To add to the unfairness, beautiful people are “more intelligent, better adjusted, and more popular.” They also have more success in their careers, and they get more dating experience than others in their age cohort. Attractive people are indeed more successful, so that provides a strong reason for people to be attracted to them.
The preference for symmetry seems to extend to our preferences in our dwellings. Many of our buildings are balanced, right and left. Of course, there are other buildings that sprawl all over the place that are considered beautiful, too. And nature is pretty wild, even when it is placed in a Japanese garden. People love nature.
I think there is a preference for things that lead the eye on interesting journeys. The slope of a hill; the slope of a face; the grain growing in the prairie—the sense of expansiveness, of growth, of life, food, and endlessness—in my opinion, are beautiful to people in general.
Beauty of things humans have built I think is often largely culturally influenced. We find neat neighborhoods to be much preferable to the town dump. We like skyscrapers better than refineries. A park is nicer than a scrap metal operation. Airplanes and boats exhibit a high level of symmetry and they are often considered beautiful.
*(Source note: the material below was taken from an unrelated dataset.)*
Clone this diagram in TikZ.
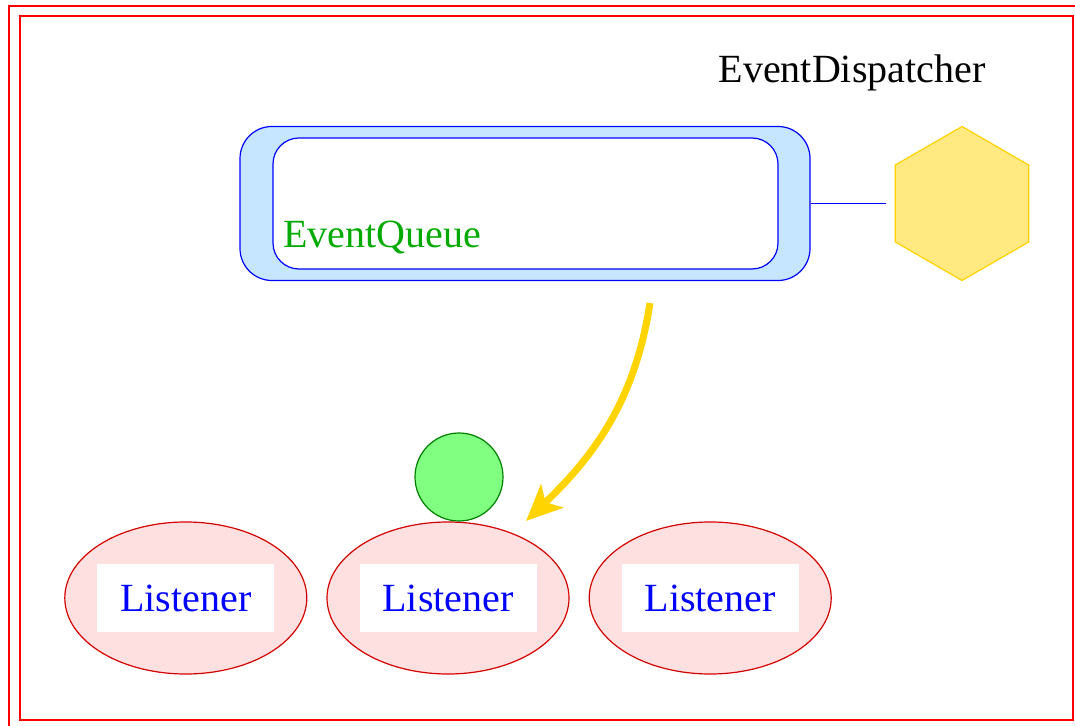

Proportions seem to matter. We seem to be attracted to things with a fixed set of relative proportions. Music is like this. Although different tonal relationships and different qualities of sound are preferred in different places.
We experience these things intuitively. We don’t stop to measure the ratios or see how symmetrical something or someone is. We think we are making purely aesthetic judgments when we decide what we like, but of course we are influenced by culture and, as it seems, our genes.
I think there’s a feeling we get when we experience something we find personally beautiful. It calms us. It causes us to pause and to look, and maybe even to covet. We find ourselves drawn towards it—to look longer, to appreciate, and perhaps to acquire. I think that the pauses that beauty makes us take are refreshing physically, emotionally and spiritually. We just want to spend time in the presence of beauty, and if we acquire it, we know we can spend much more time with it.
It is this feeling that I think the poets are trying to describe, and the dancers and painters are trying to recapture when they are going for beauty. Poetry even provides symmetry. It uses rhyme and meter to create symmetry. Of course, artists of whatever kind are not always going for beauty. They have other things to say, as well.
I think that some arts, like dance and music and art and architecture have an easier time of giving us the beautiful experience than writing does. We experience beauty in a non-verbal way, for the most part. It is visceral. It moves something indescribable inside us. It’s a feeling that, like a color, can not be described.
That doesn’t stop those who wield the keyboard. Writers are constantly trying to capture that ineffable experience in words. Rarely do they succeed.
For us, the amateurs at words, it is even more difficult. We know it when we see it. But can we tell each other what it is? Not bloody likely.